“Mother’s Occupation: Housewife”

This was a field that I was so used to filling in my forms that I never gave a second thought about it. Now that I am all grown up and more sensitised to the world around me, I had a conversation the other day with my mother about she felt being an ‘unpaid’ worker in the house and this is what she had to say.

“Ever since my childhood, I was expected to help around the house. We were a family of six, and I partook in activities to support my household along with my sister including cleaning and cooking. Nevertheless, I was among the first women in my family to earn a Bachelor’s Degree in Economics and start working in a bank in 1976. My career lasted for 22 years, but things became very difficult when you were born. Before your birth, I used to do most of the cooking in the house but a child brings on additional responsibilities. Bathing, feeding and placating a crying child take more effort than is given credit. Add that to a bank job where I was routinely transferred to different branches across Bangalore which made it hard to come to be with you in the evenings due to commuting and having to complete all household activities in the mornings and evenings really drained me out. I did put you into daycare and my sister offered to take care of you, but you were quite a difficult child that I eventually had to decide between my career and you. So in 1999, I had to put in my papers and give everything up to be with you and ensure that you are not neglected. However, when I look back upon the situation, I wish there had been more support from your father and other family members. Regardless, I thoroughly enjoyed bringing you up as I took it on as a project and probably have no regrets today. I am at peace, and do not wish to be compensated in any manner, monetary or not, for the amount of time I spent in raising you.”

Now, I would like to comment about how it felt to be on the other side as I was indirectly the cause for my mother to give up her job. Through my growing up years, I did notice a sense of bitterness in her. The fact that she narrowly missed a large leaving bonus owing to the difficult decision she had to make stung her then, but maybe it does not matter much now. And to be honest, I personally did not appreciate the countless hours she spent cooking, cleaning and tutoring me until now, when I live by myself and have to do all those chores even if I fall ill. Moreover, in spite of being unemployed in the traditional sense for nearly 20 years now, she also made more than significant financial contributions to my school and university educational expenses with the money she had saved over the years. It would only be right for me to recognise my mother as the raison d'être for my achievements, because without her intervention, I probably would not be the person I am today. I would therefore encourage others like me to give credit to these unsung heroes in their lives.

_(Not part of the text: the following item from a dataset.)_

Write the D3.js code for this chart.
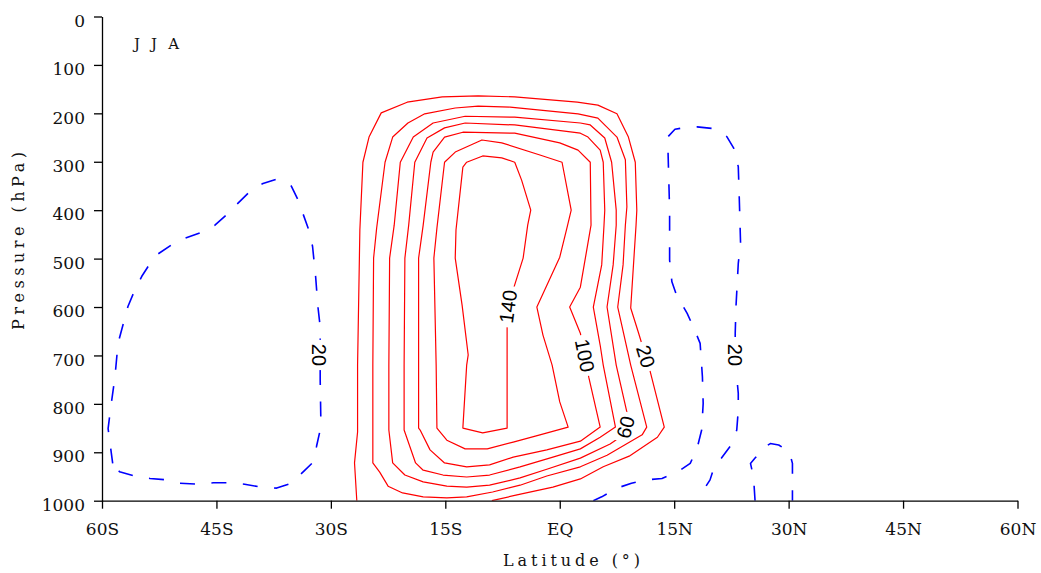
<!DOCTYPE html>
<html><head><meta charset="utf-8">
<script src="https://cdn.jsdelivr.net/npm/d3@7"></script>
<style>body{margin:0;background:#fff}</style>
</head><body>
<svg id="chart" width="1041" height="573"></svg>
<script>
// ---------- data ----------
const latTicks = [-60, -45, -30, -15, 0, 15, 30, 45, 60];
const latTickLabels = ["60S", "45S", "30S", "15S", "EQ", "15N", "30N", "45N", "60N"];
const pressureTicks = [0, 100, 200, 300, 400, 500, 600, 700, 800, 900, 1000];
const seasonLabel = "JJA";
const xTitle = "Latitude (\u00B0)";
const yTitle = "Pressure (hPa)";

// contour polylines, points are [latitude, pressure hPa]
const pos20 = [[-26.6,1000],[-26.9,922],[-26.5,858],[-26.5,720],[-26.2,441],[-25.8,301],[-25.0,249],[-23.4,199],[-20.0,177],[-15.4,166],[-10.7,164],[-5.9,166],[2.3,177],[5.0,183],[7.5,201],[9.0,249],[9.9,301],[10.1,400],[10.0,431],[9.3,602],[10.3,652],[11.8,730],[13.7,848],[12.8,869],[9.1,908],[5.7,930],[2.7,955],[-0.9,972],[-5.6,988],[-8.9,1000]];
const pos40 = [[-24.5,922],[-24.5,720],[-24.4,499],[-24.0,437],[-22.9,301],[-21.9,249],[-19.9,220],[-17.7,201],[-13.7,189],[-10.7,185],[-6.5,187],[2.4,201],[5.0,210],[7.5,249],[8.6,296],[8.8,393],[8.6,431],[8.3,513],[7.6,600],[9.3,720],[11.4,848],[10.8,864],[6.2,906],[2.7,930],[-1.7,949],[-5.2,968],[-8.8,982],[-12.2,992],[-14.8,994],[-17.9,992],[-20.6,984],[-22.5,970],[-23.6,941]];
const pos60 = [[-22.4,854],[-22.4,720],[-22.3,499],[-21.7,431],[-20.9,301],[-19.2,249],[-16.6,220],[-12.4,206],[-5.9,208],[2.7,220],[4.0,224],[5.9,251],[6.8,301],[7.4,400],[7.4,431],[7.0,513],[6.2,600],[7.4,720],[8.8,817],[7.9,869],[6.6,883],[2.7,912],[-1.7,935],[-5.2,953],[-9.2,968],[-12.2,972],[-14.8,970],[-17.9,961],[-20.3,947],[-21.9,922]];
const pos80 = [[-20.4,854],[-20.4,720],[-20.3,499],[-19.8,431],[-19.0,301],[-17.4,251],[-15.1,230],[-12.4,220],[-5.9,224],[2.7,241],[3.7,249],[5.3,276],[5.7,301],[5.9,400],[5.8,431],[5.5,513],[4.4,600],[5.3,679],[5.7,720],[7.3,848],[5.3,869],[2.7,893],[-0.9,910],[-5.2,930],[-9.2,947],[-12.2,951],[-15.3,947],[-17.9,937],[-18.9,922]];
const pos100 = [[-18.5,850],[-18.5,720],[-18.5,499],[-17.9,431],[-16.9,301],[-16.6,280],[-15.1,249],[-12.7,239],[-5.9,241],[0.0,261],[2.4,276],[4.0,301],[4.1,431],[2.7,559],[1.3,600],[2.7,654],[3.8,745],[5.3,848],[2.7,877],[-1.7,895],[-6.1,910],[-9.2,926],[-12.2,930],[-15.1,922],[-17.0,895],[-18.3,854]];
const pos120 = [[-16.1,850],[-16.2,720],[-16.5,499],[-16.1,437],[-15.1,301],[-13.7,280],[-10.2,255],[-7.6,261],[-2.6,286],[0.3,301],[1.5,400],[1.0,433],[0.0,497],[-3.0,600],[-2.2,658],[-1.0,720],[0.0,796],[1.1,848],[-2.6,864],[-6.1,879],[-9.5,893],[-12.4,893],[-14.8,875]];
const pos140 = [[-12.7,850],[-12.2,720],[-12.0,699],[-12.8,596],[-13.7,499],[-13.6,441],[-12.7,311],[-12.2,301],[-10.1,288],[-7.6,292],[-5.9,301],[-5.0,338],[-3.8,400],[-4.2,431],[-4.8,499],[-6.0,559],[-6.5,596],[-6.9,643],[-6.9,850],[-10.1,860]];
const negWest = [[-58.6,923],[-59.2,851],[-58.9,813],[-58.3,744],[-57.9,675],[-57.2,634],[-56.6,599],[-55.7,565],[-54.8,537],[-53.7,510],[-52.9,493],[-50.9,472],[-49.1,458],[-47.0,446],[-45.2,431],[-43.5,407],[-42.2,386],[-40.2,355],[-38.9,345],[-37.1,336],[-35.2,350],[-34.3,379],[-32.8,445],[-32.4,475],[-32.0,537],[-31.7,599],[-31.4,641],[-31.4,751],[-31.3,847],[-31.9,889],[-32.5,923],[-33.6,940],[-35.2,964],[-37.1,974],[-39.1,972],[-41.3,966],[-43.2,963],[-45.4,963],[-47.4,966],[-49.8,964],[-51.5,957],[-53.7,954],[-55.7,949],[-57.7,940]];
const negEast = [[4.4,1000],[5.5,992],[7.5,974],[9.4,964],[11.4,957],[13.4,954],[15.5,940],[17.1,923],[18.0,892],[18.6,854],[18.8,799],[18.7,744],[18.4,675],[17.7,648],[16.7,613],[15.3,575],[14.7,548],[14.4,503],[14.4,400],[14.2,283],[14.2,248],[15.1,233],[15.8,231],[18.0,228],[19.9,231],[21.9,248],[22.8,272],[23.4,310],[23.5,358],[23.7,468],[23.4,510],[23.1,599],[23.0,654],[23.0,699],[23.2,744],[23.4,778],[23.4,813],[23.2,854],[22.6,882],[21.2,912],[20.1,937],[19.7,957],[19.0,974],[18.7,1000]];
const negBump = [[25.6,1000],[25.4,951],[25.0,923],[25.6,912],[26.9,889],[27.6,882],[28.7,885],[30.1,899],[30.5,923],[30.5,1000]];

const contourLines  = [pos20, pos40, pos60, pos80, pos100, pos120, pos140, negWest, negEast, negBump];
const contourLevels = [20, 40, 60, 80, 100, 120, 140, -20, -20, -20];
const contourClosed = [false, true, true, true, true, true, true, true, false, false];

// inline labels: which line, and where [lat, pressure]
const labelLine = [0, 2, 4, 6, 7, 8];
const labelLat  = [11.3, 8.6, 3.3, -6.8, -31.5, 23.0];
const labelP    = [702, 848, 700, 599, 699, 699];

// ---------- drawing ----------
const svg = d3.select("#chart");
const x = d3.scaleLinear().domain([-60, 60]).range([102, 1017.5]);
const y = d3.scaleLinear().domain([0, 1000]).range([16.5, 500.7]);

const defs = svg.append("defs");
defs.append("clipPath").attr("id", "plotclip")
  .append("rect").attr("x", x(-60)).attr("y", y(0))
  .attr("width", x(60) - x(-60)).attr("height", y(1000) - y(0));

const line = d3.line().x(d => x(d[0])).y(d => y(d[1]));
const lineClosed = d3.line().x(d => x(d[0])).y(d => y(d[1])).curve(d3.curveLinearClosed);

const labelFont = "'Liberation Sans', Arial, sans-serif";
const labelSize = 20;

// measure helper
const meas = svg.append("text").attr("font-family", labelFont).attr("font-size", labelSize).attr("visibility", "hidden");
function textWidth(t) { meas.text(t); return meas.node().getComputedTextLength(); }

// label geometry: angle from the nearest segment of its line
const labelInfo = labelLine.map((li, k) => {
  const pts = contourLines[li].map(d => [x(d[0]), y(d[1])]);
  if (contourClosed[li]) pts.push(pts[0]);
  const px = x(labelLat[k]), py = y(labelP[k]);
  let best = Infinity, ang = 0;
  for (let i = 0; i < pts.length - 1; i++) {
    const [ax, ay] = pts[i], [bx, by] = pts[i + 1];
    const dx = bx - ax, dy = by - ay;
    const L2 = dx * dx + dy * dy || 1;
    let t = ((px - ax) * dx + (py - ay) * dy) / L2;
    t = Math.max(0, Math.min(1, t));
    const qx = ax + t * dx - px, qy = ay + t * dy - py;
    const dist = qx * qx + qy * qy;
    if (dist < best) { best = dist; ang = Math.atan2(dy, dx) * 180 / Math.PI; }
  }
  if (ang > 90) ang -= 180;
  if (ang <= -90) ang += 180;
  const txt = String(Math.abs(contourLevels[li]));
  return { li, px, py, ang, txt, w: textWidth(txt) };
});
meas.remove();

// masks that open a gap in each labelled line
labelInfo.forEach((lb, k) => {
  const m = defs.append("mask").attr("id", "gap" + lb.li).attr("maskUnits", "userSpaceOnUse")
    .attr("x", 0).attr("y", 0).attr("width", 1041).attr("height", 573);
  m.append("rect").attr("x", 0).attr("y", 0).attr("width", 1041).attr("height", 573).attr("fill", "white");
  m.append("rect")
    .attr("x", -lb.w / 2 - 4).attr("y", -9).attr("width", lb.w + 8).attr("height", 18)
    .attr("transform", `translate(${lb.px},${lb.py}) rotate(${lb.ang})`)
    .attr("fill", "black");
});

const gC = svg.append("g").attr("clip-path", "url(#plotclip)");
contourLines.forEach((pts, i) => {
  const neg = contourLevels[i] < 0;
  const hasLabel = labelLine.includes(i);
  gC.append("path")
    .attr("d", contourClosed[i] ? lineClosed(pts) : line(pts))
    .attr("fill", "none")
    .attr("stroke", neg ? "#0000ff" : "#ff0000")
    .attr("stroke-width", neg ? 1.6 : 1.2)
    .attr("stroke-dasharray", neg ? "15,16.5" : null)
    .attr("stroke-linejoin", "round")
    .attr("mask", hasLabel ? `url(#gap${i})` : null);
});

svg.append("g").selectAll("text").data(labelInfo).join("text")
  .attr("transform", d => `translate(${d.px},${d.py}) rotate(${d.ang})`)
  .attr("text-anchor", "middle")
  .attr("dy", "0.36em")
  .attr("font-family", labelFont)
  .attr("font-size", labelSize)
  .attr("fill", "#000")
  .text(d => d.txt);

// axes
const tickFont = "'DejaVu Serif', serif";
const yAxis = d3.axisLeft(y).tickValues(pressureTicks).tickFormat(d3.format("d"))
  .tickSize(8).tickSizeOuter(0).tickPadding(9);
const xAxis = d3.axisBottom(x).tickValues(latTicks).tickFormat((d, i) => latTickLabels[i])
  .tickSize(8).tickSizeOuter(0).tickPadding(14);

const gy = svg.append("g").attr("transform", `translate(${x(-60)},0)`).call(yAxis);
const gx = svg.append("g").attr("transform", `translate(0,${y(1000)})`).call(xAxis);
[gx, gy].forEach(g => {
  g.select(".domain").attr("stroke", "#000").attr("stroke-width", 1.3);
  g.selectAll(".tick line").attr("stroke", "#000").attr("stroke-width", 1.3);
  g.selectAll(".tick text").attr("font-family", tickFont).attr("font-size", 17).attr("fill", "#111");
});
gy.selectAll(".tick text").attr("dy", "0.57em");

// titles
svg.append("text")
  .attr("x", 503).attr("y", 566)
  .attr("font-family", tickFont).attr("font-size", 16).attr("fill", "#111")
  .attr("textLength", 137).attr("lengthAdjust", "spacing")
  .text(xTitle);

svg.append("text")
  .attr("transform", "translate(24,330) rotate(-90)")
  .attr("font-family", tickFont).attr("font-size", 16).attr("fill", "#111")
  .attr("textLength", 178).attr("lengthAdjust", "spacing")
  .text(yTitle);

svg.append("text")
  .attr("x", 134).attr("y", 49)
  .attr("font-family", tickFont).attr("font-size", 15).attr("fill", "#111")
  .attr("textLength", 45).attr("lengthAdjust", "spacing")
  .text(seasonLabel);
</script>
</body></html>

Moving on the topic of redistribution of such unpaid work in the household, I would not say that my father did not try at all. But given the Indian mindset, men and boys are not taught to perform these chores to the same standard as girls and women have. I have still heard of some of my male friends who proudly proclaim how the only thing they know how to cook was ‘Maggi’ (what even!). Also, there is the Indian practice of a girl living in her mother’s house right after the delivery of her baby which means that the male partners are completely excluded in the initial phases – this could lead to them believing that childcare is not their responsibility at all.

However, that was 20 years ago but nowadays things are changing. I see new fathers helping out more in the home and also eager to partake in child rearing activities, right in my own family. Surprisingly, those that live abroad voluntarily participate in this redistribution of activities without complaints and I am glad that this is trickling down to India. More men should recognise that it is only natural to divide tasks at home in the same manner a team in a workplace setting divides tasks between its members.

I hope that no more women like my mother should have to choose between their careers and families and if they choose the latter voluntarily, we as a society should give them their due credit and respect.

This post was submitted in response to Unpaid Work.


Dear Akhila, thank you for writing so well of your culture. You are bright to see the passive role that males have played in families in the past. This is a cultural practice which must be changed. I'm glad that you are seeing these things changing gradually, that men are willing to participate in the family needs. I appreciate hearing your views. Thank you for sharing!

Dear Akhila,

What a beautiful, personalized way of discussing the roles women hold both professionally and at home. It's interesting to read not only your mother's perspective, but yours. It's heartening to see cultural viewpoints change over time. I love this line, "I hope that no more women like my mother should have to choose between their careers and families and if they choose the latter voluntarily, we as a society should give them their due credit and respect." So spot-on! Thank you for sharing your voice!

Warm regards,


Lisa Kislingbury Anderson 

World Pulse Encourager Lead

Hello Akhila, I appreciate this story you have written for me to read. I think it is typical of so many women across the globe. Labor can be divided in many ways, at the choice of the couple and family. There's not just one way to do it. But I'm glad you recognize this need to relieve some women of all household chores and child-rearing.  Boys do need to learn to cook and clean the home so that they too can share the tasks. Thank you for writing of this. I appreciate your clear head!!!